The ETF holds or replicates a series of autocallable instruments tied to equity indexes and corporate credit. Those instruments pay periodic coupons and automatically redeem early on scheduled observation dates if the underlying closes above a preset call level. If a note is called, holders receive principal plus the coupon for that period; if not, the structure continues and may carry downside exposure if the underlying falls below protection levels at maturity.

Trading on an exchange gives retail investors access to the payoff profile without purchasing individual structured notes, which commonly require larger minimum investments and concentrate issuer credit exposure. The ETF provides secondary-market liquidity, but it can trade with wider bid-ask spreads than standard income funds, particularly during market stress.
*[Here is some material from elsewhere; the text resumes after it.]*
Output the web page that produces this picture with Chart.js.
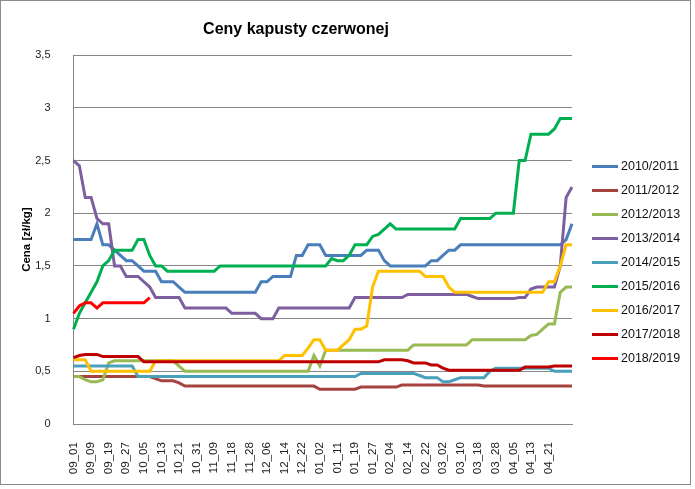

Costs and risks include fees that reflect the cost of acquiring structured payoffs and managing observation schedules. The fund’s net asset value can diverge from the price of the underlying structured positions because of liquidity differences, credit valuation adjustments and market makers’ hedging costs. Investors also face counterparty or issuer credit risk if an issuing bank defaults, which could reduce or eliminate principal and coupon entitlements.

Coupons compensate investors for specific trade-offs: potential early redemption that limits long-term capital gains, returns that depend on periodic observation dates rather than final prices, capped upside beyond set strike levels and limited downside protection that may not fully preserve principal. Regulators and advisers have called for clearer prospectus disclosures that explain trigger mechanics, show example scenarios and outline worst-case outcomes. Financial advisers are assessing whether the ETF’s payoff profile matches clients seeking higher income who understand structured-product features.

The ETF wrapper has extended access to autocallable payoffs beyond private wealth channels and institutional desks by offering a single-ticket product that delivers the structured payoff profile on exchanges.